Formerly a supervisor of the Electronic Crimes Program at the US Secret Service, Bullitt came on board in early 2016 as part of the acquisition of Solutionary. 

In a keynote session, Bullitt said that there is a common problem that adversaries are in different countries not only from those that they attack, but also from the servers and services that they are using, and for law enforcement this results in a scenario where incidents are “chased through resellers.”

He said that the priority for law enforcement is to arrest and charge, but for the public sector it is policy and geo-politically driven, and for the private sector “it is the bottom line,” and the capable criminal networks of collaboration are not being replicated by those defending and capturing.

He said: “Law enforcement has to work on absolutes, private sector can only get so far and some do a good job on mapping out an infrastructure, but at the end of the day you need to work together.”

Speaking to Infosecurity, he said that global visibility is needed with today’s threats and each country thinks their nation’s agenda is the primary focus, but relying solely on a regional team is not enough.

In the case of building a team, do companies need to look externally from their own countries to hire? Bullitt said that the right fit is needed, and while he has a Masters degree in Forensic Science, most of his skills have been self-taught and learned through experience.

“The threat environment is constantly changing, and applications change as the landscape evolves and you’ll always have the threats out there,” he said. 

Is it the case that law enforcement will never catch up with this evolution? He said that the crime-as-a-service model works and is profitable, and there is an unlimited supply of vulnerable targets out there, and we work in silos.

Pointing to the takedown of AlphaBay in 2017, Bullitt argued that this showed what can be achieved when law enforcement is involved, as they get a court order and a sinkhole while in other cases, the attackers simply re-group and move their botnet.

“The one thing you see with these takedowns is they are never alone, law enforcement is always working with the private sector and with NTT Security, I really want to be part of that team,” he said.

“I just feel that in the private sector you’re only going to get so far, so you trace an IP address to an ASN or an ISP and then what? You cannot really find that domain, as it was probably re-sold to another reseller who sold it to another, so you really don’t know who owns that hosting environment. So unless you have law enforcement involved, you’re going to stick with the assumptions.”

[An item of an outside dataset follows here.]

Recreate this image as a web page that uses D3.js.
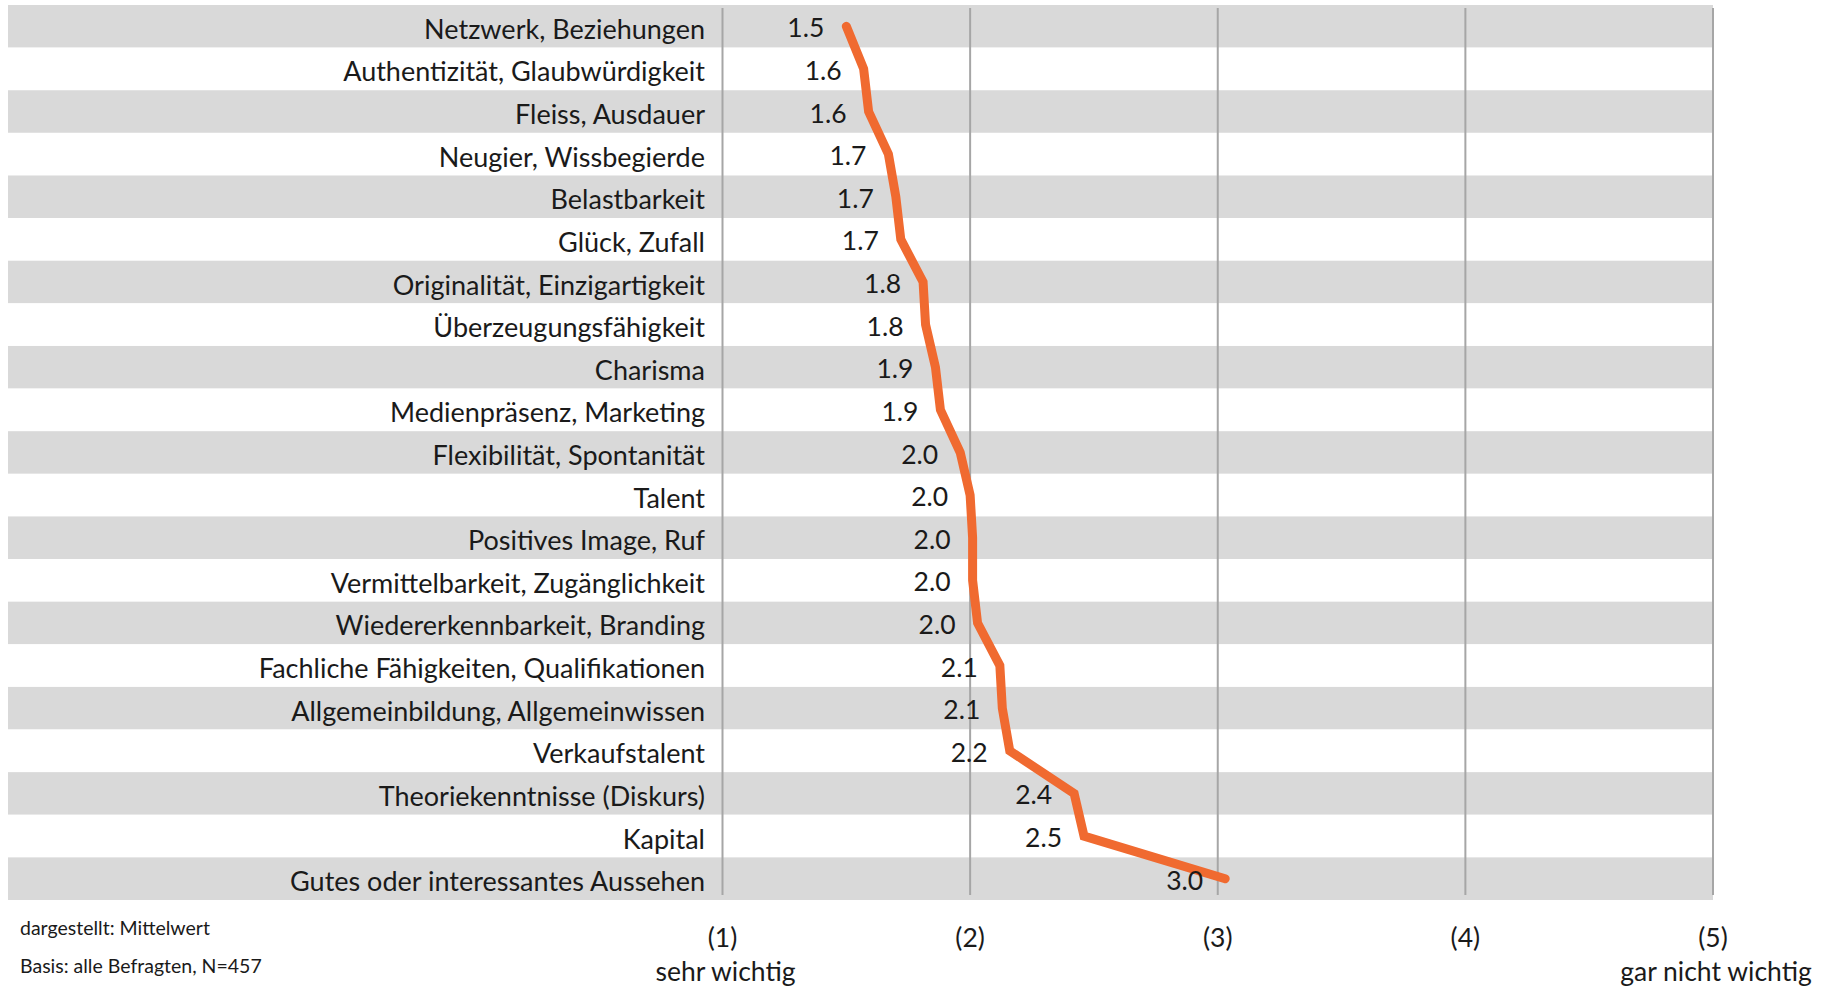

Bullitt said that the technical side does have the advantage over law enforcement, but the partnerships need to be formed across the globe.

So how well is this working? Bullitt said that he had worked with the United Nation’s Internet Governance Forum and they were struggling to establish “norms,” as there is still the problem of the dispersed nature of the internet and every country has its own laws and rules, and no one will agree on another.

“How do you get through it? Some may say that we’ve only been on the internet for X amount of years, and eventually it will work itself out, but it is going to be interesting,” he said. “We’re in a much better place now than we were years ago, and we’re in the place where everyone is starting to understand it.”